# External moments when assembling internal force functions

1. Dec 11, 2013

### Bill Nye Tho

1. The problem statement, all variables and given/known data

I have a 6 meter long beam that is supported by a roller at 0m and a pin at 6m.

There is a triangular distributed load that begins at 0m to 3m which is 2kN/m. (Max load is at 0m)

There is an additional triangular distributed load that begin at 3m which mirrors the first triangular load (2kN/m, max load is at 6m)

And there is a counter-clockwise moment acting at 0m of 18 kNm

2. Relevant equations

ƩFx = 0
ƩFy = 0
ƩMr = 0

Vertical Reaction @ A (0m) = 6kN
Vertical Reaction @ C (6m) = 0kN

3. The attempt at a solution

So my shear functions are fine but my bending functions always run into a similar problem.

From 0m to 3m my bending function is f(x) = -(2/3)^2(x)^3(.5) + 6(x)
From 3m to 6m my bending function is f(x) = -(.5)(2)(3)(x-1) + 6(x) - ((.5)(2/3)(x-3)^3)/3

My method for drawing internal force diagrams involves checking shared values of each function. So in this case, I like to use 3m in each function to see if I get the same thing, since I know that the bending function is continuous.

When I plug 3 into my first equation I get: -12 kNm
When I plug 3 into my second equation I get: -12 kNm

Everything checks out!

Now, if I calculate my bending forces at 0 m, I get 0 kNm; If I calculate my bending forces at 6 m I get -18kNm.

So basically I now have a bending force diagram that begins at 0, hits -12 kNm at 3m, finally hits -18 kNm at 6m.

I'm looking at the solution and for some reason it's reversed. So I decided to see what I did wrong by including the external force into my functions and while I get the correct answer at 0m and 6m, my 3m answer is completely off.

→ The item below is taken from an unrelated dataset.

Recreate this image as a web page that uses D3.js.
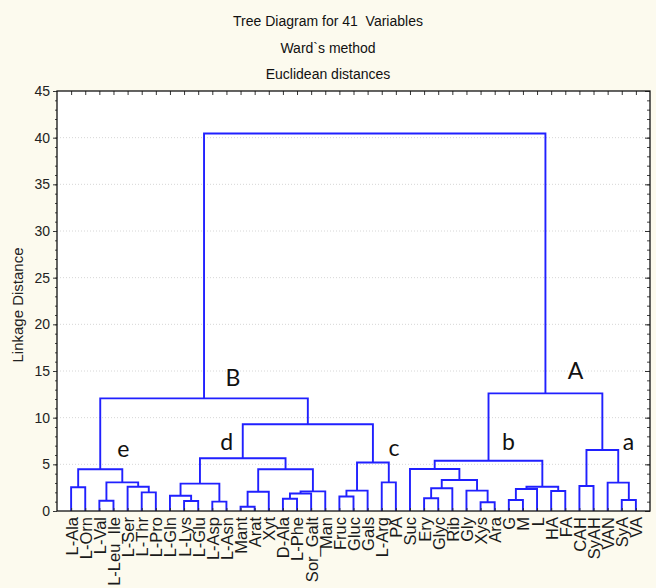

Is my solution correct? Should it be reversed? Why/Why not? (I solve left to right)

2. Dec 12, 2013

### SteamKing

Staff Emeritus
You've got to include the applied couple of 18 kN-m @ x = 0 m in your bending moment function, just like you include the reaction forces at x = 0 m and at x = 6 m in your shear force functions.

3. Dec 12, 2013

### SteamKing

Staff Emeritus
With these problems, make a sketch of the shear force and bending moment curves. It's much easier to construct your shear force and bending moment functions if you have a sketch.

4. Dec 12, 2013

### Bill Nye Tho

Thanks SteamKing. When I include the couple at x = 0 m, it checks out but at x = 6 m i still get -18.

5. Dec 12, 2013

### SteamKing

Staff Emeritus
Why don't you post your work? That way, everything you've done should be clear.

6. Dec 12, 2013

### Bill Nye Tho

What part should I post? My functions are the same on paper as my original post.

7. Dec 13, 2013

### SteamKing

Staff Emeritus
That's your problem. They shouldn't be.

When x = 0, M = 18 kN-m

8. Dec 13, 2013

### Bill Nye Tho

This is where my confusion lies.

I include this couple in calculation only at x=0? That I can accept but then at 6m I have to also include it to get a bending moment of 0.

9. Dec 13, 2013

### SteamKing

Staff Emeritus
Look, it will be easier to construct the shear force and bending moment functions if you construct the shear force and bending moment diagrams to check yourself. The applied couple at x = 0 affects ALL of the subsequent bending moment values, just like the reaction force RA affects ALL subsequent shear force values.